# start of Information given

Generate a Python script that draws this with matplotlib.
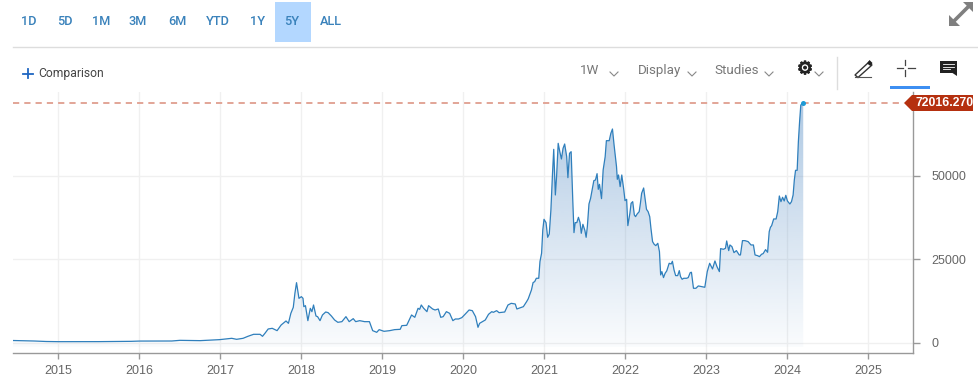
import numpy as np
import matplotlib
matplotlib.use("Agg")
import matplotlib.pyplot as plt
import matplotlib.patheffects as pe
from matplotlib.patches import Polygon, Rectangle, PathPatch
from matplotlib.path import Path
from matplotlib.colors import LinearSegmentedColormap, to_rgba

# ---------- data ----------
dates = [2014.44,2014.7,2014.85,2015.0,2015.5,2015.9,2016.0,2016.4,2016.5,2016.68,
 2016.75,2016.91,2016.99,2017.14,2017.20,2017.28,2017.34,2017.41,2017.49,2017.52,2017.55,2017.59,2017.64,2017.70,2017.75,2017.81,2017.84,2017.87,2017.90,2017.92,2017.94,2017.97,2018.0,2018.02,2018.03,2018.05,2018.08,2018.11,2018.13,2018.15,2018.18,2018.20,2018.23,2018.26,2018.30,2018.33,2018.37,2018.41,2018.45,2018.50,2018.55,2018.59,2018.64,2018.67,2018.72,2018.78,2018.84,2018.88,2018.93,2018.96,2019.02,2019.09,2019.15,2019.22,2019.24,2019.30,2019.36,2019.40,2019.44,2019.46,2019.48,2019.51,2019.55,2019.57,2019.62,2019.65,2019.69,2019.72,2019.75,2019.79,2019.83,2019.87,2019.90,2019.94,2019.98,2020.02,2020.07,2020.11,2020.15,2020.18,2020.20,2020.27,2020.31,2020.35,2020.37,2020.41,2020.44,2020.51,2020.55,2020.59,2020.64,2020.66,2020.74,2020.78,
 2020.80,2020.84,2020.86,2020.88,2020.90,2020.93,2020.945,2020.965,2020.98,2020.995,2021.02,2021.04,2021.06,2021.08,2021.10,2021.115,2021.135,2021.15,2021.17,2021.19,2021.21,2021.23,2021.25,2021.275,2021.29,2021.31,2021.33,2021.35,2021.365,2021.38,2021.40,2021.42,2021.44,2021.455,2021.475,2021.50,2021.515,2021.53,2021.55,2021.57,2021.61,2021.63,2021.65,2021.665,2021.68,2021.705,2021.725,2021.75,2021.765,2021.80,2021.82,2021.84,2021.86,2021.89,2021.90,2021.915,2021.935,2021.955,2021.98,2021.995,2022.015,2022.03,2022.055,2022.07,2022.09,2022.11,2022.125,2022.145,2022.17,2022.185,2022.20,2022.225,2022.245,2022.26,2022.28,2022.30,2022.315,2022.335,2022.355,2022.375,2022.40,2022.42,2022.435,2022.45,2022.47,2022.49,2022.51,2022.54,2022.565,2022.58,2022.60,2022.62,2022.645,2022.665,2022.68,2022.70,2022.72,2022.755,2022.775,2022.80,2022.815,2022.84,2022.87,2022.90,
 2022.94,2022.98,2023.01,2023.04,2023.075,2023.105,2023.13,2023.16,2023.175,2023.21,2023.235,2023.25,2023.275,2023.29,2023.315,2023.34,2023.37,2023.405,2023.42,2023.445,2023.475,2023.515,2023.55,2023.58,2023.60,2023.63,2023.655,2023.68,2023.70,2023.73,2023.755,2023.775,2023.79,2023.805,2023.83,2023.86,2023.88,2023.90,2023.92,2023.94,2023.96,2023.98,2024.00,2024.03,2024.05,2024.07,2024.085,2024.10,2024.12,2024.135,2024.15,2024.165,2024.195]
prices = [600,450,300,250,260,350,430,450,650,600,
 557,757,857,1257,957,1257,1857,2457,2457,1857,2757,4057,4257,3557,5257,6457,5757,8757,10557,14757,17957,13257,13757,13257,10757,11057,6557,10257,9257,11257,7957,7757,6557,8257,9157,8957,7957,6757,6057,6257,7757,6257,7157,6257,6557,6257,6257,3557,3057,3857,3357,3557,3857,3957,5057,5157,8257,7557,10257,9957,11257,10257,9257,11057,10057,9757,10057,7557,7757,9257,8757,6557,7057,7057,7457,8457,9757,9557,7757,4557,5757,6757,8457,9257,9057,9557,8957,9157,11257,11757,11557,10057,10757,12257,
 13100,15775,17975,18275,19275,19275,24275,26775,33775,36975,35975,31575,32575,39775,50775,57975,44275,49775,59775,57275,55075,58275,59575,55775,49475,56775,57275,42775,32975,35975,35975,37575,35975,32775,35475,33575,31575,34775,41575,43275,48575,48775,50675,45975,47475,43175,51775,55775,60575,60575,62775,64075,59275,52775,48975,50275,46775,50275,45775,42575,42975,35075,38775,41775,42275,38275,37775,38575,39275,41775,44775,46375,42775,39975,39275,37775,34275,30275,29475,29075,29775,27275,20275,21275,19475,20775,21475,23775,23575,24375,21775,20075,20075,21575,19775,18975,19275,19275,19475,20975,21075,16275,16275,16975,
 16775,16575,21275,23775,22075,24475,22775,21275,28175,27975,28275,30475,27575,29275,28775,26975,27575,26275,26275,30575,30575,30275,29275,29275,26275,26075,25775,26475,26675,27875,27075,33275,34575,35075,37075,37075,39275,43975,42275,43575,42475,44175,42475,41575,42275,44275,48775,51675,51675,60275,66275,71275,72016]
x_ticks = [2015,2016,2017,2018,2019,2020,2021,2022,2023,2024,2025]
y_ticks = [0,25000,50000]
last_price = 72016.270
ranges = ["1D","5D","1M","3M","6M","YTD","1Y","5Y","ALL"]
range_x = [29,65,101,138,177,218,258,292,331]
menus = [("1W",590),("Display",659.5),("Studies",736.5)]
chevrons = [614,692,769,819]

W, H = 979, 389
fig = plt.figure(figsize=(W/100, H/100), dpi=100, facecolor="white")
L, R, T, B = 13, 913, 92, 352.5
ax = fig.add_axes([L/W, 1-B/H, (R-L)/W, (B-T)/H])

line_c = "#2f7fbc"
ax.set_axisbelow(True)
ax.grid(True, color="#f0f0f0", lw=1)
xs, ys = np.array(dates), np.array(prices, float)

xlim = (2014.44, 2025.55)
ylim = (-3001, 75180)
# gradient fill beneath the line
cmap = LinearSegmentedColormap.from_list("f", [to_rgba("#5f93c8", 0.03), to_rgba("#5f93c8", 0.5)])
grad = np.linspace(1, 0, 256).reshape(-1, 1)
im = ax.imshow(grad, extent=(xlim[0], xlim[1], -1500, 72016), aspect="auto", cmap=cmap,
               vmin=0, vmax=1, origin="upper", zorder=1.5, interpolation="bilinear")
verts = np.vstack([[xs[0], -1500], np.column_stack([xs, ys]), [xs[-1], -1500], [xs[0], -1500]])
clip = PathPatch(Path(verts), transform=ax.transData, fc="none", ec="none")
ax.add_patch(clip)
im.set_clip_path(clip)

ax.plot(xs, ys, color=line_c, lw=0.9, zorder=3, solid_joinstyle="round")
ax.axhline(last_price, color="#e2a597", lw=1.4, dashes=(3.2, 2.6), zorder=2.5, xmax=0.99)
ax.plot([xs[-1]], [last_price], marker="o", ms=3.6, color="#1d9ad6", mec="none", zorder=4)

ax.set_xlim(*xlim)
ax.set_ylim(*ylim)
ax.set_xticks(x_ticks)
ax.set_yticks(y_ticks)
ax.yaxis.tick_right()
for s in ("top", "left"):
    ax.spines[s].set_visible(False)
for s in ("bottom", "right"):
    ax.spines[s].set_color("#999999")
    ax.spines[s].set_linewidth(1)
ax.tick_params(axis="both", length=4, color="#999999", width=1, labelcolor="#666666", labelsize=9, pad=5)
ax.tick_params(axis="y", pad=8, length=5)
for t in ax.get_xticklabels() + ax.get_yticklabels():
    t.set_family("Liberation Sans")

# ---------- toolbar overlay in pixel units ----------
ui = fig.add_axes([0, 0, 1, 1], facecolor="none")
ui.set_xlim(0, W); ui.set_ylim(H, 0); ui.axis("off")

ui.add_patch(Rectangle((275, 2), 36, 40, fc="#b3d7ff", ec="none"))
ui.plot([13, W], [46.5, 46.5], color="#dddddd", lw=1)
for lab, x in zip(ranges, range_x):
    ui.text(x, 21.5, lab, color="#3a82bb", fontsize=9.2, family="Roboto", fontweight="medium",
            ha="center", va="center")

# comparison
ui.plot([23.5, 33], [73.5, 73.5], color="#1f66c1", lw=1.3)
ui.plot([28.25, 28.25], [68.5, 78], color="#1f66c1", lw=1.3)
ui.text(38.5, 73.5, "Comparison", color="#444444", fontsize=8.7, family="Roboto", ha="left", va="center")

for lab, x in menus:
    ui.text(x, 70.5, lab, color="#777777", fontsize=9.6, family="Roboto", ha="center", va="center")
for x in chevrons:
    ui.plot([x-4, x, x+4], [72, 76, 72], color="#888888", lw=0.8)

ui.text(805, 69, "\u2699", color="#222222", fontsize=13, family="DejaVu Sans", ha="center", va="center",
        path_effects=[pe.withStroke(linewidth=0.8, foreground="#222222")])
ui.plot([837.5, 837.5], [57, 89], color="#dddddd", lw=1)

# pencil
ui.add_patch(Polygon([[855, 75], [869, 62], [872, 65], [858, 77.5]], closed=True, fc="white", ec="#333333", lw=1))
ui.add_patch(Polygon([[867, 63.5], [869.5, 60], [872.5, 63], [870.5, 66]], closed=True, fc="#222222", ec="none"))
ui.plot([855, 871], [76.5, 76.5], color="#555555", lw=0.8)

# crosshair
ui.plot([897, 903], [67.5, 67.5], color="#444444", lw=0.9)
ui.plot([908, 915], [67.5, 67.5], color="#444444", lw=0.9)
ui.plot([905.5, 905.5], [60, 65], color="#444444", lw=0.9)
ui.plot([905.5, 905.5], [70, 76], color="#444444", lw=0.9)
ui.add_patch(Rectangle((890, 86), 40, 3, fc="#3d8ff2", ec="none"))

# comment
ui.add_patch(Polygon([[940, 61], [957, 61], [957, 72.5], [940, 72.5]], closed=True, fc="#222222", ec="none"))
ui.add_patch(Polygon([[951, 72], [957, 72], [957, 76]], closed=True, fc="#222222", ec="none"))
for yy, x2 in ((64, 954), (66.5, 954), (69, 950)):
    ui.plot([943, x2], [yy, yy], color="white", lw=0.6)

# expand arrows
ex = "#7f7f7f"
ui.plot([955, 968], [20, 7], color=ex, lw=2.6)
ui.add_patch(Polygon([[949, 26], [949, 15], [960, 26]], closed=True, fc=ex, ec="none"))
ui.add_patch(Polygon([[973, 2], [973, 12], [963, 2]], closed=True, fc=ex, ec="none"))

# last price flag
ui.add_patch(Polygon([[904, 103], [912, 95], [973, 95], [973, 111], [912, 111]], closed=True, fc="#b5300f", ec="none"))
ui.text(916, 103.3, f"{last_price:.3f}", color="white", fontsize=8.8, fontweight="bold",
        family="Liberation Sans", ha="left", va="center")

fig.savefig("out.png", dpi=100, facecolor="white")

# end of Information given
# start of Information given

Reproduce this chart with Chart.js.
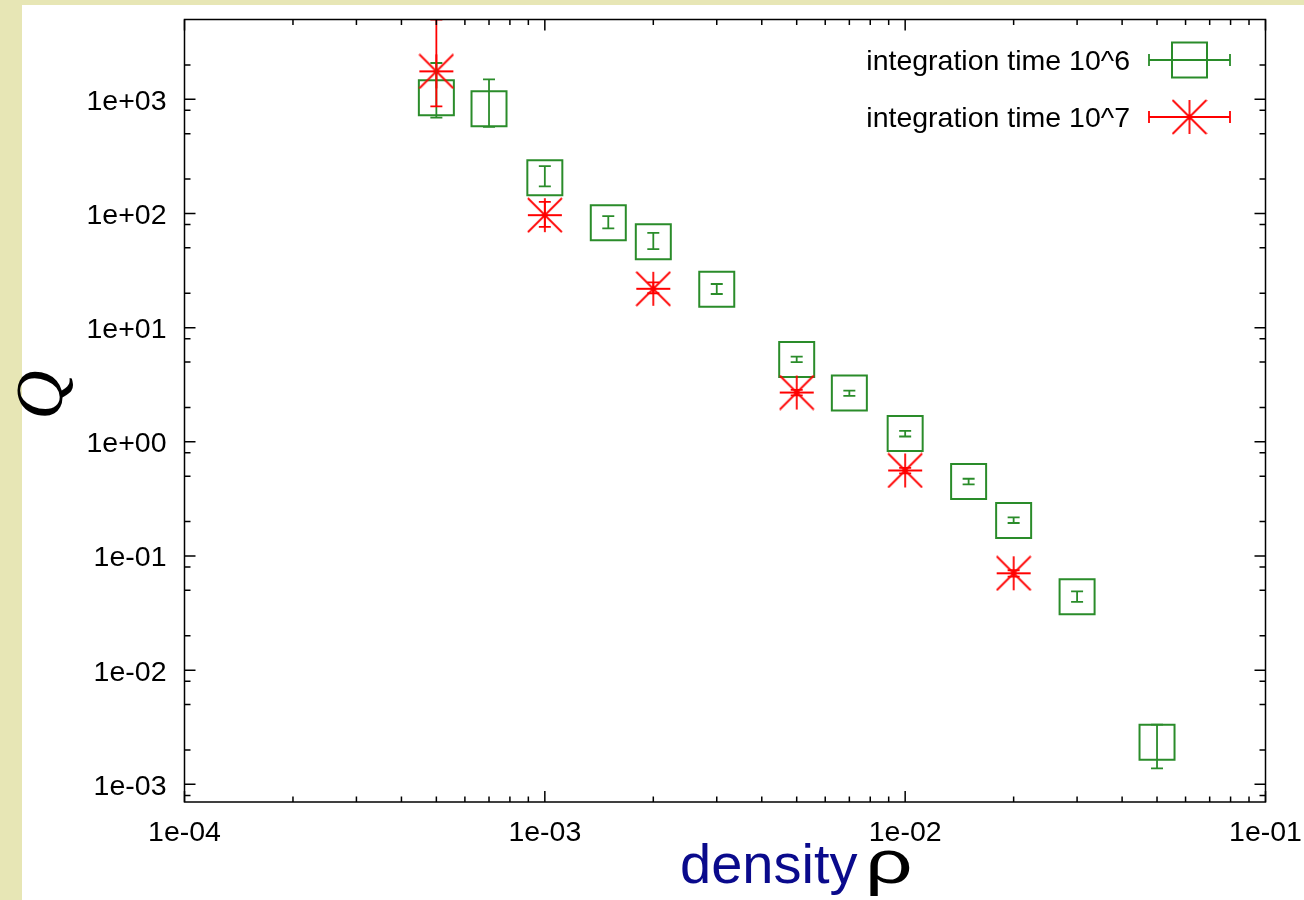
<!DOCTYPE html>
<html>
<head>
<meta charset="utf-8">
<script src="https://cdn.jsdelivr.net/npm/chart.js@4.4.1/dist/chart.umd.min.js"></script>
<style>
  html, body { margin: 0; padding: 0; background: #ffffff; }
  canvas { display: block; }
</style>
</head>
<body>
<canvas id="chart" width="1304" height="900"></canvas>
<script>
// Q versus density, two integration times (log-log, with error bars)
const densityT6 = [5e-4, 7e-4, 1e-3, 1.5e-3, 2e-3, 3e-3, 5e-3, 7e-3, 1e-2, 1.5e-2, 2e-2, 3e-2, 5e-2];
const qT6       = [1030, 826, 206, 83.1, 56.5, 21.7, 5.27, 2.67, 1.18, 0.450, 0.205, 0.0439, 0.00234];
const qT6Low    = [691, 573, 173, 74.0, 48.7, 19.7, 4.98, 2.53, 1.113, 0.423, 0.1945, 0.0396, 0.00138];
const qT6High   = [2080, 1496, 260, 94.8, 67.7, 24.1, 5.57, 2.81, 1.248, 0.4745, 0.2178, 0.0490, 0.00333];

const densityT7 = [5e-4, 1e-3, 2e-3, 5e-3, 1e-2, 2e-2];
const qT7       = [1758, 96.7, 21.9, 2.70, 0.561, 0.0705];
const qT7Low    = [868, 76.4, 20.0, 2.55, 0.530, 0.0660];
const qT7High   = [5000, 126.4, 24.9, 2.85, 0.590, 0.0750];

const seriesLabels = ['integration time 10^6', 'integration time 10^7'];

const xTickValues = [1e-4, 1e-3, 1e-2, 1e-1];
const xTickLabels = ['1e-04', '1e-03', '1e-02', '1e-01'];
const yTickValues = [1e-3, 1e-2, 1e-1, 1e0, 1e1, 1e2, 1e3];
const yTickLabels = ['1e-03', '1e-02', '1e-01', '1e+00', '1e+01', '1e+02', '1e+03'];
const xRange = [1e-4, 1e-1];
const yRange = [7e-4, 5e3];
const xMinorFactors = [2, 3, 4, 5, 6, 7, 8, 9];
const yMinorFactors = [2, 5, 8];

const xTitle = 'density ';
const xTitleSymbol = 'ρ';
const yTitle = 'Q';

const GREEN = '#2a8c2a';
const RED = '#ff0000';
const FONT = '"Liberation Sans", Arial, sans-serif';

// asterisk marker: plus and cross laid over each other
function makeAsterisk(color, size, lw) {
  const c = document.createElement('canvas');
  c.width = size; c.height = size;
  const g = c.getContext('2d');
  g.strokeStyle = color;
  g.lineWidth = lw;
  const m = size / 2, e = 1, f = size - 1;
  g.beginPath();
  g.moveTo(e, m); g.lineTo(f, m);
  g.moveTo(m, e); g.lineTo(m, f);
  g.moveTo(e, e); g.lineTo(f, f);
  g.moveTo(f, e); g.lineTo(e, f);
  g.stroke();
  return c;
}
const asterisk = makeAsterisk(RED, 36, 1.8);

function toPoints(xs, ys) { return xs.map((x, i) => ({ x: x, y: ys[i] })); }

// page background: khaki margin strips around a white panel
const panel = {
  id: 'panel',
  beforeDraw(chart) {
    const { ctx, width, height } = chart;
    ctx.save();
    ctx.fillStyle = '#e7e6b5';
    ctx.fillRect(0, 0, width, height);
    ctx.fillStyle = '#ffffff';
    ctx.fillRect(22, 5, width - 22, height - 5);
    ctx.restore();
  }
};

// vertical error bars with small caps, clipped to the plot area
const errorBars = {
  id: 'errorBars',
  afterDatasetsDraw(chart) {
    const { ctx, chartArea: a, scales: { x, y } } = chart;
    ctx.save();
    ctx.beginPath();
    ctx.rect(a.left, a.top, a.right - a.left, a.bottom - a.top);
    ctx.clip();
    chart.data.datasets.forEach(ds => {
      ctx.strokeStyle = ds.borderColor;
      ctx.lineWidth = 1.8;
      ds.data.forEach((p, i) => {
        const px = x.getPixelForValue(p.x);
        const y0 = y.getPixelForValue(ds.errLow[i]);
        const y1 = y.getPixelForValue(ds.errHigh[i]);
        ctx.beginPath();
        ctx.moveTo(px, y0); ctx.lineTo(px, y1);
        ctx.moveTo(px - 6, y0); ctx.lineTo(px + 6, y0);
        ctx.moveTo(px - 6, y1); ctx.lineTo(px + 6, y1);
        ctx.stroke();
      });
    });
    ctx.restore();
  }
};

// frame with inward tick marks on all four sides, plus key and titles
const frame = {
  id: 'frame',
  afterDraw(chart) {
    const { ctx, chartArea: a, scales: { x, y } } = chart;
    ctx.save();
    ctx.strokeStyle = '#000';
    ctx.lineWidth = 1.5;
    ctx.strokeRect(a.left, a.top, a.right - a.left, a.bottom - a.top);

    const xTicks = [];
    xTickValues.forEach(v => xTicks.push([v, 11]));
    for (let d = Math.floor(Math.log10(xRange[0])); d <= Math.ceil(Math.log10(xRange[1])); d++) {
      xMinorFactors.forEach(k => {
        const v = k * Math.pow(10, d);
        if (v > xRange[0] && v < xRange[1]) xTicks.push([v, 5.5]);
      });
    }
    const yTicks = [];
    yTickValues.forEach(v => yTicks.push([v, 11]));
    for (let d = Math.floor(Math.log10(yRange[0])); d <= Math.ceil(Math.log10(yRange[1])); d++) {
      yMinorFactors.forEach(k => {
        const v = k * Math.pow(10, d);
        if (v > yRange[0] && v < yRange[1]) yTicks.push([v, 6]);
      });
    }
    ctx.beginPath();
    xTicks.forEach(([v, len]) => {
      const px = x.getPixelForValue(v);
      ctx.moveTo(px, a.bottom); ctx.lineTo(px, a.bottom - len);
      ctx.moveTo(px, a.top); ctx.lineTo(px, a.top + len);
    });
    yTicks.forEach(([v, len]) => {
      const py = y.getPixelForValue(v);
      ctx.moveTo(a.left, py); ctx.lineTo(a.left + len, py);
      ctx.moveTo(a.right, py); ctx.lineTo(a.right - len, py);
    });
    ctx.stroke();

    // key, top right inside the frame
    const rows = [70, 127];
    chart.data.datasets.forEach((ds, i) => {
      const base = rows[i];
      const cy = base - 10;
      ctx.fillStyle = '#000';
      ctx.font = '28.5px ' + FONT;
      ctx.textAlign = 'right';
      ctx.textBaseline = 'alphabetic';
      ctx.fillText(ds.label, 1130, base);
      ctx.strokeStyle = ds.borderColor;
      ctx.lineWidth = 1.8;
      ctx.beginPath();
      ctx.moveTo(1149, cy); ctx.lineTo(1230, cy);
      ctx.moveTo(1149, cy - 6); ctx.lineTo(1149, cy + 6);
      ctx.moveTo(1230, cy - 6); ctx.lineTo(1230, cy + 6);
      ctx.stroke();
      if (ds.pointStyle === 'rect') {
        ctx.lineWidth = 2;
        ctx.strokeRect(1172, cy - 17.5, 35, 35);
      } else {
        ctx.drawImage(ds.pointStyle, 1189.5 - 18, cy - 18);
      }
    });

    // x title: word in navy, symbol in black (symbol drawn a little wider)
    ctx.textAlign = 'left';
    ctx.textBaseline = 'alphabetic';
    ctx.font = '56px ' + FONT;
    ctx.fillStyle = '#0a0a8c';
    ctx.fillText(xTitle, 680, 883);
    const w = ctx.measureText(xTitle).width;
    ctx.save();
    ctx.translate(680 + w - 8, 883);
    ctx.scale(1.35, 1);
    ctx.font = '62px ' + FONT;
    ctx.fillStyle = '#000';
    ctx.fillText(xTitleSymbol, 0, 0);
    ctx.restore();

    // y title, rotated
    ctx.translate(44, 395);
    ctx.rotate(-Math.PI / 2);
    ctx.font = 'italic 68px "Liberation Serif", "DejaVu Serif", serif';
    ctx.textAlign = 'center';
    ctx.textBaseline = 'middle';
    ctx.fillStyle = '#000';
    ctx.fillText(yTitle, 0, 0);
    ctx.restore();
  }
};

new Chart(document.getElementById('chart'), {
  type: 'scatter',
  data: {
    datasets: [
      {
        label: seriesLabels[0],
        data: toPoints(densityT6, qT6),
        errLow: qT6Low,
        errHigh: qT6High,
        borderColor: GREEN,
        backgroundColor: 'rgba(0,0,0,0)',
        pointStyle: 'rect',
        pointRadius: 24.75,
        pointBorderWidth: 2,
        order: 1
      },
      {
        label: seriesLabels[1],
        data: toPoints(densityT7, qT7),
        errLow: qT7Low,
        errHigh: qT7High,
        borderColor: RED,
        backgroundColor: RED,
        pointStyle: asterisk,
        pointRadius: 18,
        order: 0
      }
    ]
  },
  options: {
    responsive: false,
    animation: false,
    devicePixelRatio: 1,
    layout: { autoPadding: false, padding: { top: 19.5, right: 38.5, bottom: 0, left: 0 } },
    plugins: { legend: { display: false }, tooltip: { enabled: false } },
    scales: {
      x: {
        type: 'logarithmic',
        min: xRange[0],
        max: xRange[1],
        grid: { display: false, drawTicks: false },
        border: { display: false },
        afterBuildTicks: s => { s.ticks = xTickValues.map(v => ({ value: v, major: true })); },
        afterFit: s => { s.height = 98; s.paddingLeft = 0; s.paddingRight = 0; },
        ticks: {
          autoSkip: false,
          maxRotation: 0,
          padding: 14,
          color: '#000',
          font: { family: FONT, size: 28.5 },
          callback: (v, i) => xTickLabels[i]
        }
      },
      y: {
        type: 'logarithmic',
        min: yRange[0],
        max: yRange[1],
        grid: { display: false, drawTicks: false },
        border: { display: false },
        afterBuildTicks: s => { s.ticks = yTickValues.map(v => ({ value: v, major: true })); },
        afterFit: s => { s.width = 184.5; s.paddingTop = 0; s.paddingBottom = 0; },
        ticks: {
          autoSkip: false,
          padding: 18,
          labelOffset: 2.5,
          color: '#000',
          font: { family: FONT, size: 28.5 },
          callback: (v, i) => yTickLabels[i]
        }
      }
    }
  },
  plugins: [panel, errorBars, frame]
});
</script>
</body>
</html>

# end of Information given

- **Exercise prompt**:
Reproduce nothing but the lines from the one with "Reproduce this chart with Chart.js." to the one with "0.2178, 0.0490, 0.00333];", both lines included, and keep every picture out of the copy.

- **Result of the task**:
Reproduce this chart with Chart.js.
<!DOCTYPE html>
<html>
<head>
<meta charset="utf-8">
<script src="https://cdn.jsdelivr.net/npm/chart.js@4.4.1/dist/chart.umd.min.js"></script>
<style>
  html, body { margin: 0; padding: 0; background: #ffffff; }
  canvas { display: block; }
</style>
</head>
<body>
<canvas id="chart" width="1304" height="900"></canvas>
<script>
// Q versus density, two integration times (log-log, with error bars)
const densityT6 = [5e-4, 7e-4, 1e-3, 1.5e-3, 2e-3, 3e-3, 5e-3, 7e-3, 1e-2, 1.5e-2, 2e-2, 3e-2, 5e-2];
const qT6       = [1030, 826, 206, 83.1, 56.5, 21.7, 5.27, 2.67, 1.18, 0.450, 0.205, 0.0439, 0.00234];
const qT6Low    = [691, 573, 173, 74.0, 48.7, 19.7, 4.98, 2.53, 1.113, 0.423, 0.1945, 0.0396, 0.00138];
const qT6High   = [2080, 1496, 260, 94.8, 67.7, 24.1, 5.57, 2.81, 1.248, 0.4745, 0.2178, 0.0490, 0.00333];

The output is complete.